- Task to carry out: Repeat the line that contains "Generate a Python" and all lines after it through the end, exactly as they are, minus the pictures.

- Material for this task:
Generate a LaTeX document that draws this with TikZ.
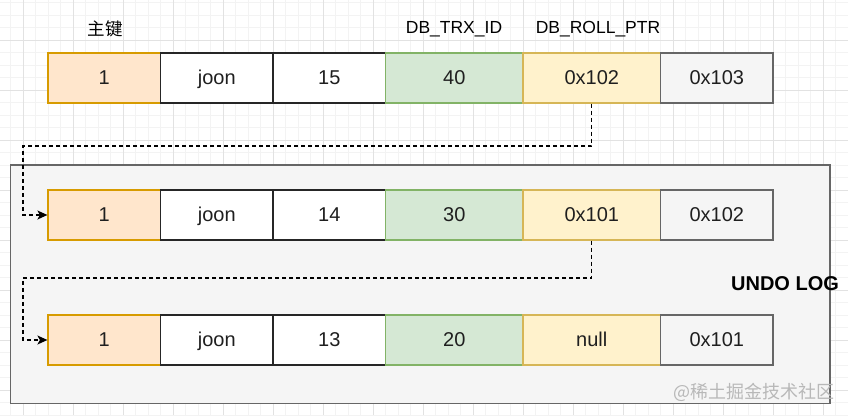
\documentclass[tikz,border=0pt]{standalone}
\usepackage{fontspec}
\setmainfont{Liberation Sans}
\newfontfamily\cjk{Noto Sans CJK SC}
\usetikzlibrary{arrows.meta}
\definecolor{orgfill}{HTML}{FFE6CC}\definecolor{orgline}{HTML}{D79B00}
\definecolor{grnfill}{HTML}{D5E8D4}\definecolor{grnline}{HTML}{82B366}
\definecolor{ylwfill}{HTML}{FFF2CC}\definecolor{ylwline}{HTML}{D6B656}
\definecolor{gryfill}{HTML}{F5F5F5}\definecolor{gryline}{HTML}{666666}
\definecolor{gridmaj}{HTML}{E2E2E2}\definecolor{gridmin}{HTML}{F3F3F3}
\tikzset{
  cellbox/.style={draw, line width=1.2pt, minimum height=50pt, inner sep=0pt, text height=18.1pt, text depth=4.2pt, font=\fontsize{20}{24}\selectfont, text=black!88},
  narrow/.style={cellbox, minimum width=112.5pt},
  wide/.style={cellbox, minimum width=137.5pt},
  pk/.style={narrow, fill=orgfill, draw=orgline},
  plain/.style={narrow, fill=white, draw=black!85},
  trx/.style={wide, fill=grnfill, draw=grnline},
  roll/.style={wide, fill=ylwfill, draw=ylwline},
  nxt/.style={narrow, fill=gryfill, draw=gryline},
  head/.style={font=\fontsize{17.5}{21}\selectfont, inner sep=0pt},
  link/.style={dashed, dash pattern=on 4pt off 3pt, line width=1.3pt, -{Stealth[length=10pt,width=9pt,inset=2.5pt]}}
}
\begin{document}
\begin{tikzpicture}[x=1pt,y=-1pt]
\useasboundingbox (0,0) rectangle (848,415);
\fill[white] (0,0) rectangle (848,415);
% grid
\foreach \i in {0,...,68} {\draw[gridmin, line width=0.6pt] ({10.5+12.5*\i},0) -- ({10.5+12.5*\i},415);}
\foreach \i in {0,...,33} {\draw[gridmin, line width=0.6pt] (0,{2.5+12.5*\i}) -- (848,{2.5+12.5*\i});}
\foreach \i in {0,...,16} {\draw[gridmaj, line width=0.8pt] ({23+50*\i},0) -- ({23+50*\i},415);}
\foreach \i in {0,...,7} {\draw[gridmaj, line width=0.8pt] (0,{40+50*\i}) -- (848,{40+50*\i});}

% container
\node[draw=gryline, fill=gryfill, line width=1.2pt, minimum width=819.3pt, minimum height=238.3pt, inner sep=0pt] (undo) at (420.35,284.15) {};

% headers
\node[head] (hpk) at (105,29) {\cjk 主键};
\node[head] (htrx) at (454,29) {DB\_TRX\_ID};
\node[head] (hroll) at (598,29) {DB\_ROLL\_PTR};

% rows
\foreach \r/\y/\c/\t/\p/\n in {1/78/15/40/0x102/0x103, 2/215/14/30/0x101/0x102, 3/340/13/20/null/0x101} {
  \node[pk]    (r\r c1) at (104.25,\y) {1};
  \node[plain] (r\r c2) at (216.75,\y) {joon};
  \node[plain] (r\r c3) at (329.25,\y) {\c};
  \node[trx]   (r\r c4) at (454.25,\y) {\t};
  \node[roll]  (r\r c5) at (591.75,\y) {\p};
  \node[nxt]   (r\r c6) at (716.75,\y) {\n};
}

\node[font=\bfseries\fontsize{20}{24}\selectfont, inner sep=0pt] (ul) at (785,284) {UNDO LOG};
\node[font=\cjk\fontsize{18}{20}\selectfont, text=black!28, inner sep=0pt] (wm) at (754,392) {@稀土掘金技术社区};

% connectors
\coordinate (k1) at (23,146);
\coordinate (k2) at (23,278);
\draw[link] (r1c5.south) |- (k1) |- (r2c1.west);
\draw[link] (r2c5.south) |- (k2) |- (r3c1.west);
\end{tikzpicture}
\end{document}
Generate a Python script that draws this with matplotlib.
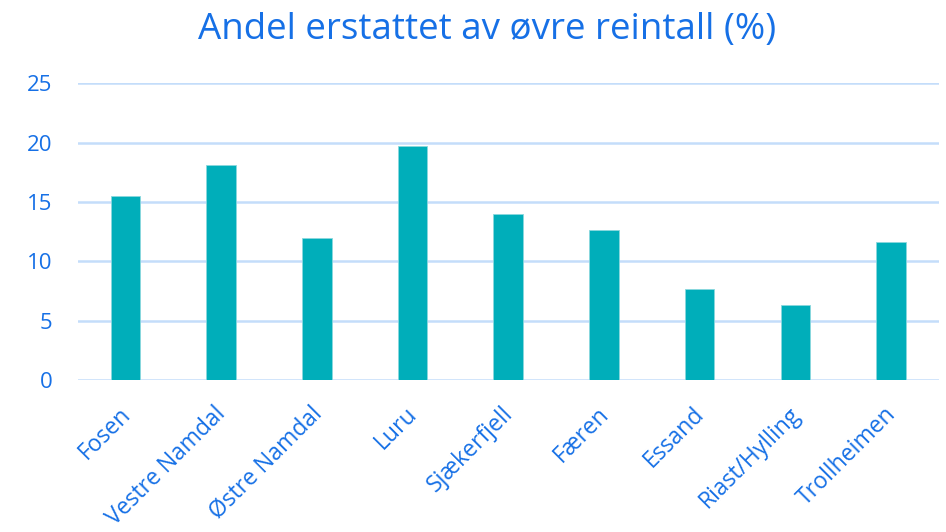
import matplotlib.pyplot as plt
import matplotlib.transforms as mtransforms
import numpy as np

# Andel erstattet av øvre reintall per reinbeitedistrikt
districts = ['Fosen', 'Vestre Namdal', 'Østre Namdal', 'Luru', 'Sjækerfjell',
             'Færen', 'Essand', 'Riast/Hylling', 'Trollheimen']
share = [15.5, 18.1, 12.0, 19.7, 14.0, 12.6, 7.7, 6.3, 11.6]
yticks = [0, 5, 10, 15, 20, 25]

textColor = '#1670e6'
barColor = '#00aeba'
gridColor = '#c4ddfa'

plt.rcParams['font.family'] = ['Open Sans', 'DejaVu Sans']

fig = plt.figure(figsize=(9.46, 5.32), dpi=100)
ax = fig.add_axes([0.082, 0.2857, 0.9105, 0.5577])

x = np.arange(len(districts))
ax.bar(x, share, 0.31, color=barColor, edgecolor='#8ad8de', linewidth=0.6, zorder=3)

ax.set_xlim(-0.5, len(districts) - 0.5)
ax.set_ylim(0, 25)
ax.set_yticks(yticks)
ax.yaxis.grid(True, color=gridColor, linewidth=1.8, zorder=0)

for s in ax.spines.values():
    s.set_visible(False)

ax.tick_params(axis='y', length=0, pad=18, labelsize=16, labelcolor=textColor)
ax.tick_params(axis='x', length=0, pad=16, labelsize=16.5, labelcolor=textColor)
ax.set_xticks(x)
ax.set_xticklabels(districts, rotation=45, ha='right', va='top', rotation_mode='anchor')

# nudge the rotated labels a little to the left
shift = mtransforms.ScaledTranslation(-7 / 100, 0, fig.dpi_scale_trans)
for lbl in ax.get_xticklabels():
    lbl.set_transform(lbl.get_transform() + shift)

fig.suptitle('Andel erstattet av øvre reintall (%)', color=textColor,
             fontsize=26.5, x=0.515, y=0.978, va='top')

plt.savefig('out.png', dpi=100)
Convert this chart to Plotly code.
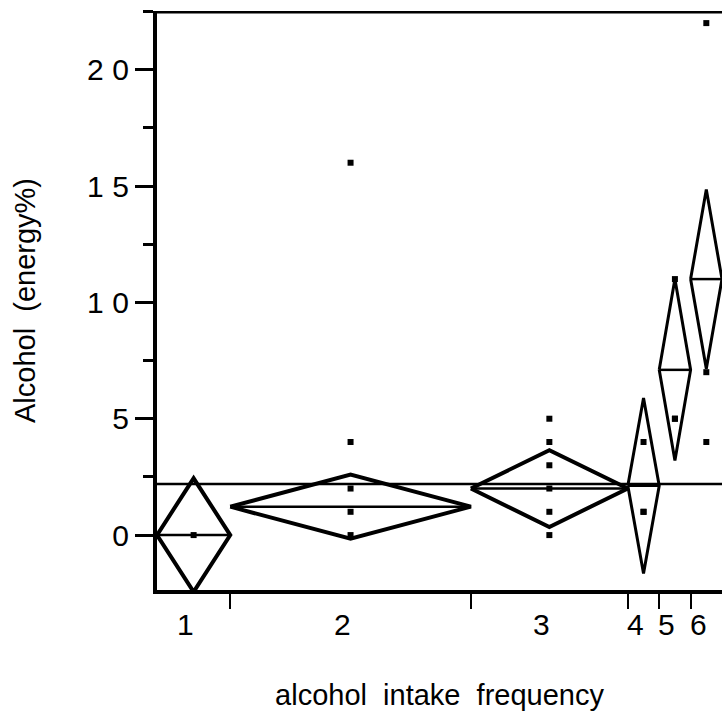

- Final answer:
Generate a Python script that draws this with matplotlib.
import matplotlib.pyplot as plt
import matplotlib.transforms as mtransforms
import numpy as np

# Andel erstattet av øvre reintall per reinbeitedistrikt
districts = ['Fosen', 'Vestre Namdal', 'Østre Namdal', 'Luru', 'Sjækerfjell',
             'Færen', 'Essand', 'Riast/Hylling', 'Trollheimen']
share = [15.5, 18.1, 12.0, 19.7, 14.0, 12.6, 7.7, 6.3, 11.6]
yticks = [0, 5, 10, 15, 20, 25]

textColor = '#1670e6'
barColor = '#00aeba'
gridColor = '#c4ddfa'

plt.rcParams['font.family'] = ['Open Sans', 'DejaVu Sans']

fig = plt.figure(figsize=(9.46, 5.32), dpi=100)
ax = fig.add_axes([0.082, 0.2857, 0.9105, 0.5577])

x = np.arange(len(districts))
ax.bar(x, share, 0.31, color=barColor, edgecolor='#8ad8de', linewidth=0.6, zorder=3)

ax.set_xlim(-0.5, len(districts) - 0.5)
ax.set_ylim(0, 25)
ax.set_yticks(yticks)
ax.yaxis.grid(True, color=gridColor, linewidth=1.8, zorder=0)

for s in ax.spines.values():
    s.set_visible(False)

ax.tick_params(axis='y', length=0, pad=18, labelsize=16, labelcolor=textColor)
ax.tick_params(axis='x', length=0, pad=16, labelsize=16.5, labelcolor=textColor)
ax.set_xticks(x)
ax.set_xticklabels(districts, rotation=45, ha='right', va='top', rotation_mode='anchor')

# nudge the rotated labels a little to the left
shift = mtransforms.ScaledTranslation(-7 / 100, 0, fig.dpi_scale_trans)
for lbl in ax.get_xticklabels():
    lbl.set_transform(lbl.get_transform() + shift)

fig.suptitle('Andel erstattet av øvre reintall (%)', color=textColor,
             fontsize=26.5, x=0.515, y=0.978, va='top')

plt.savefig('out.png', dpi=100)
Convert this chart to Plotly code.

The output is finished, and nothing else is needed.